Young & Restless

On the Wednesday in April 1988 that Kenneth E. Moore walked into his video store and asked to buy five kilos of cocaine, proprietor Sam Ferguson wasn't hurting for cash. Ferguson had met the Delray businessman through mutual acquaintances, and for the Liberty City shop owner it was no big thing, really, just a favor for friends.

Ferguson told Moore he could set up a deal for three keys at $15,000 per, made some calls, and a runner was dispatched to deliver the goods. When Moore returned to Magic City Record and Video Store with a brown leather satchel full of money, the three men gathered around the trunk of the buyer's car. But before the transaction could be consummated, Ferguson got a good look at the man in the passenger's seat of Moore's car and hesitated.

Aside from the fact that he was on the verge of facilitating a three-kilo sale, Ferguson had reason to be cautious. For one thing, his neighbors in Miami Lakes included some heavyweight dopers, and police surveillance was a constant near the house he shared with his wife Daisy and their four kids. Five days before, in fact, he had been pulled over by Metro-Dade Organized Crime Bureau agents who searched his Porsche 928 and found a Cobray M-11 machine gun, which Ferguson had intended to take with him to the video store to dispose of. The gun was unregistered.

Now, standing outside Magic City, Ferguson thought he recognized Moore's passenger as a man he'd seen before around the area, a man he felt pretty certain was a cop. He backed off. "Naw...naw...that's okay," he said to Moore. "I don't want to deal." They should take their business over to Fifteenth Avenue like everyone else, Ferguson said; the sale was off.

It turned out Ferguson's hunch was a good one, but it was a little too late.

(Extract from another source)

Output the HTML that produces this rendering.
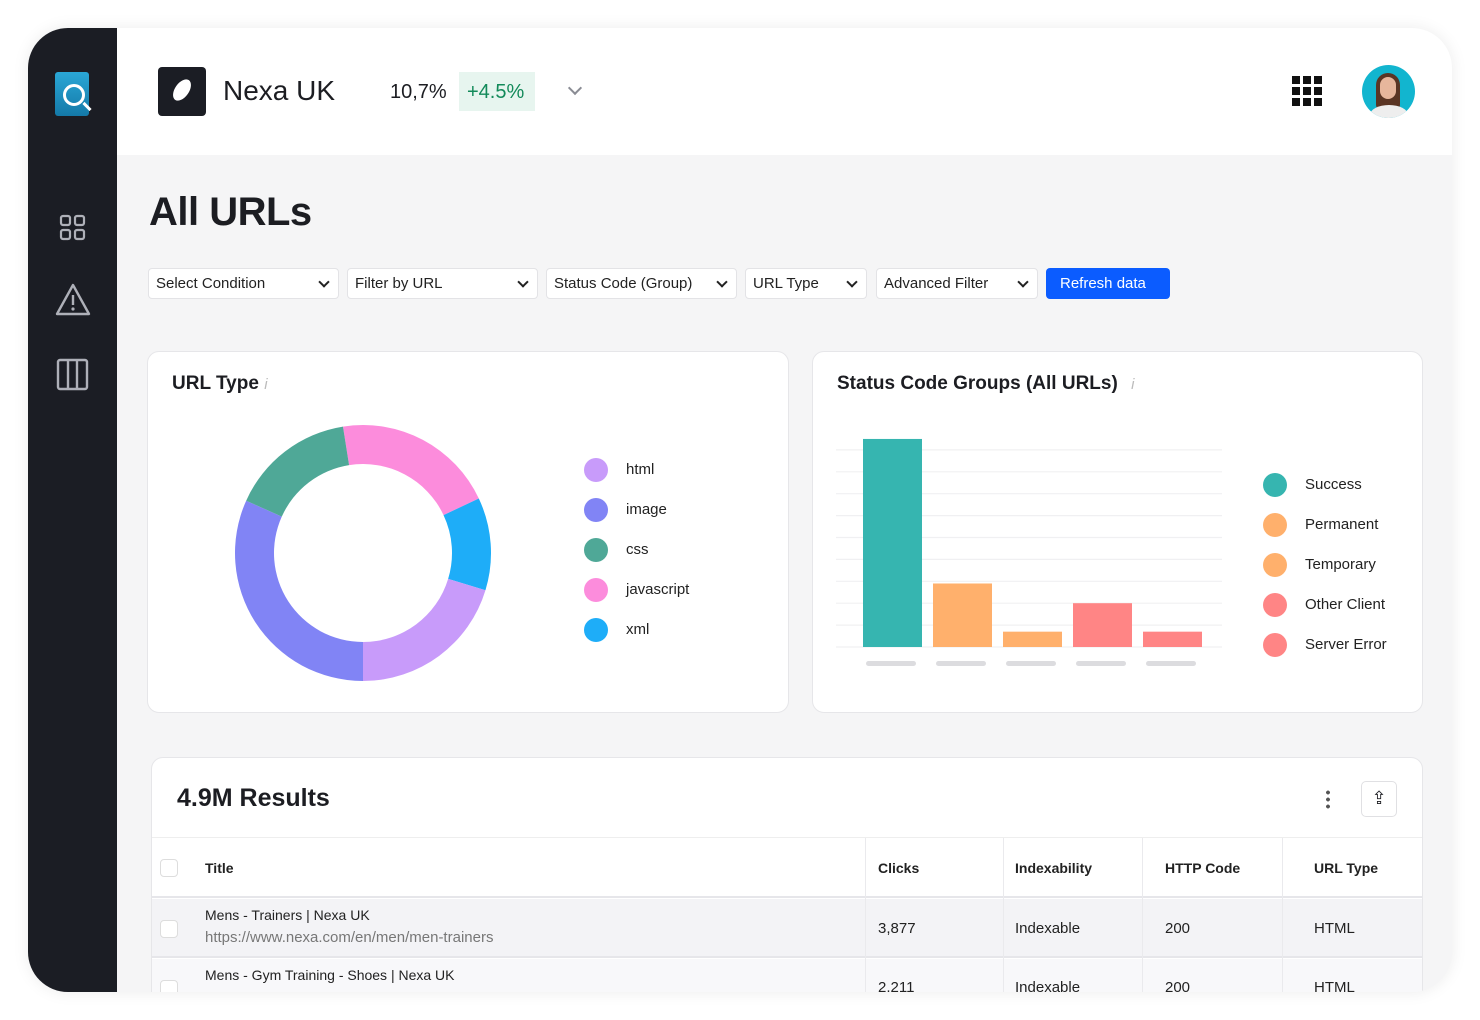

Kenneth E. Moore was actually an investigator for the Dade State Attorney's Office. His passenger, Nathaniel Veal, was an undercover City of Miami police officer. The two men were working with the FBI in a multiagency investigation of Ferguson, who eventually was charged with possession with intent to distribute cocaine. That count, along with the firearm violation, was enough for a judge to sentence Ferguson in late 1989 to three years in federal prison.

"To be honest," the 30-year-old Ferguson says by phone from his cell in the Federal Correctional Institution at Sandstone, Minnesota, "I wasn't a street peddler. I felt I wasn't selling drugs to people per se, but that it was just another marketable item. I'm drug-free. I don't regret selling drugs. But if I hurt anyone, I do regret that. My goal was to make a little money and change my economic standing, not to be Sam the Big Drug Baron. If that was my standards, I wouldn't invest my money back in the community. I could just live large. I could never walk in a bank and obtain $50,000 to start a business. I put a $180,000 investment in Magic City. I could have bought a Rolls-Royce with that."

By the time he told Moore and Veal to take a hike to Fifteenth Avenue, Ferguson says, he was more than ready to turn his talents to other enterprises, to "go 100 percent legit." Besides Magic City Video, which was doing well after two years of operation, he was also running Magic City Car Care, as well as a teen disco, and working Thursday nights as a DJ at a popular nightclub, Mr. B's Lounge. "I was just a busy person," he recalls.

Before he was arrested and sent to prison, Ferguson undertook a fifth project that promised to be even more lucrative. In early 1989 he began working with a pair of talented seventeen-year-old rap singers, Charles Trahan and Leonerist Johnson. Over the course of only a few months, their musical ability combined with his business savvy engendered an LP and a video on MTV, and it seemed likely that the streets of inner-city Miami had produced yet another hip-hop success story.

The Brownsville-reared Ferguson had been involved in the music business since his days at Carol City High School in the late Seventies, when he'd worked with a business called Space Funk DJs, spinning records at parties, benefits, and sock hops. Ferguson later moved on to another outfit called Triple M DJs, run by his friend Norberto "Candyman" Morales. That venture generated annual revenues in the six-figure realm, Ferguson says, thanks to a simple formula: they charged a 50 percent fee. If an event drew 2000 people at five dollars a head, Triple M cleared $5000 for an evening's work.

But in 1987 Morales "fell into the wrong crowd," Ferguson says. "Some guys came to rob him, and they killed him." The same people, he believes, figured he might be out to avenge the death of his close friend and business associate. "They felt it was them or me," he says. And as he was leaving Mr. B's one night, a black Honda pulled up alongside him. Ferguson was shot twice, in the arm and leg.

"I made up my mind," says the six-foot-four, 250-pound inmate now, "that the street business wasn't for me. I wanted to find a group and make it in the music business."